Interrogation and Catalytic Influence of Al Site Proximity and Topology in Brønsted Acid Zeolites

The topology of zeolite frameworks and of associated tetrahedral sites (T-sites) are commonly characterized by their associated rings, typically defined as some set of closed paths or cycles through a framework that cannot be decomposed into shorter cycles. These ring descriptors have been used to identify feasible zeolite topologies, to describe the similarity and differences between zeolites, to identify sites or voids of catalytic relevance, and as machine learning fingerprints. Numerous definitions and algorithms for finding zeolite rings have been proposed and applied throughout the literature. Here we report an analysis of rings and T-sites in a large number of zeolite frameworks using Zeolite Simulation Environment, a Python package that implements an efficient algorithm presented by Goetzke and Klein for finding rings in arbitrary frameworks. We compare the result of a number of common and new ring definitions applied to a large number of common zeolite frameworks. We discover previously unrecognized rings in a number of frameworks. We show that the vertex symbol, a common approach used to characterize T-sites, misses important parts of the stereochemistry around a T-site, and propose an alternative definition.
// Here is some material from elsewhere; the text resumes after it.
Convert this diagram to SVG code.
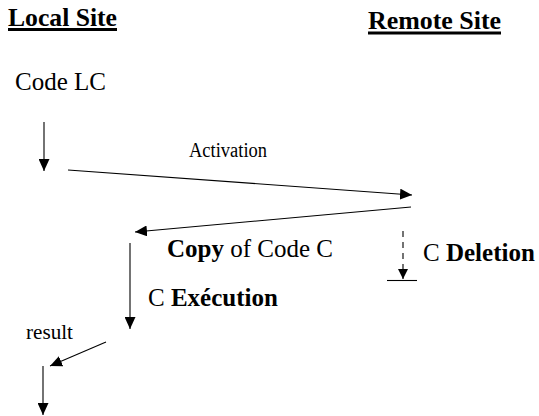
<svg xmlns="http://www.w3.org/2000/svg" width="539" height="416" viewBox="0 0 539 416">
  <style>
    text { font-family: "Liberation Serif", "Times New Roman", serif; fill: #000; }
    .head { font-size: 25px; font-weight: bold; }
    .uline { fill: #000; }
    .big { font-size: 25px; }
    .small { font-size: 20px; }
    .bold { font-weight: bold; }
    .conn line { stroke: #000; stroke-width: 1.1; fill: none; }
    .conn .dash { stroke-dasharray: 6 5; }
  </style>
  <defs>
    <marker id="arrow" markerUnits="userSpaceOnUse" markerWidth="12" markerHeight="11" refX="12" refY="5.5" orient="auto">
      <path d="M0,0 L12,5.5 L0,11 Z" fill="#000"/>
    </marker>
    <marker id="arrowSmall" markerUnits="userSpaceOnUse" markerWidth="10" markerHeight="10" refX="10" refY="5" orient="auto">
      <path d="M0,0 L10,5 L0,10 Z" fill="#000"/>
    </marker>
  </defs>

  <!-- site headers, with heavy underlines -->
  <g id="local-site">
    <text class="head" x="8" y="26" textLength="109" lengthAdjust="spacingAndGlyphs">Local Site</text>
    <rect class="uline" x="8" y="28" width="109" height="3"/>
  </g>
  <g id="remote-site">
    <text class="head" x="368" y="29" textLength="133" lengthAdjust="spacingAndGlyphs">Remote Site</text>
    <rect class="uline" x="368" y="31.5" width="133" height="3"/>
  </g>

  <!-- step labels -->
  <g id="code-lc"><text class="big" x="15" y="90">Code LC</text></g>
  <g id="activation"><text class="small" x="189" y="157" textLength="78" lengthAdjust="spacingAndGlyphs">Activation</text></g>
  <g id="copy"><text class="big" x="167" y="257"><tspan class="bold">Copy</tspan> of Code C</text></g>
  <g id="deletion"><text class="big" x="423" y="261">C <tspan class="bold">Deletion</tspan></text></g>
  <g id="execution"><text class="big" x="148" y="306">C <tspan class="bold">Exécution</tspan></text></g>
  <g id="result"><text class="small" x="26" y="339" textLength="47" lengthAdjust="spacingAndGlyphs">result</text></g>

  <!-- connectors -->
  <g id="connectors" class="conn">
    <line x1="44" y1="122" x2="44" y2="171" marker-end="url(#arrow)"/>
    <line x1="68" y1="170" x2="412" y2="195" marker-end="url(#arrow)"/>
    <line x1="411" y1="207" x2="135" y2="232" marker-end="url(#arrow)"/>
    <line class="dash" x1="403" y1="231" x2="403" y2="279" marker-end="url(#arrowSmall)"/>
    <line x1="387" y1="280.5" x2="417" y2="280.5"/>
    <line x1="130" y1="243" x2="130" y2="329" marker-end="url(#arrow)"/>
    <line x1="106" y1="342" x2="50" y2="366" marker-end="url(#arrow)"/>
    <line x1="43" y1="366" x2="43" y2="415" marker-end="url(#arrow)"/>
  </g>
</svg>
This tool provides an effective platform for characterizing zeolite and T-site structures useful for building models and doing machine learning. We further relate the topology of zeolite frameworks to ion exchange energy siting preferences for various monovalent cations in a number of common frameworks. We show that cation size and ring distortion both influence the cation location in the framework. Finally, we combine information about topology and ion siting preferences to help rationalize experimental findings from our collaborators that show differences in infrared IR spectra between protons associated with isolated and proximal Al atoms in the CHA framework, and that the first-order protolytic propane cracking rate constants in CHA increase with the fraction of Al atoms in pairs.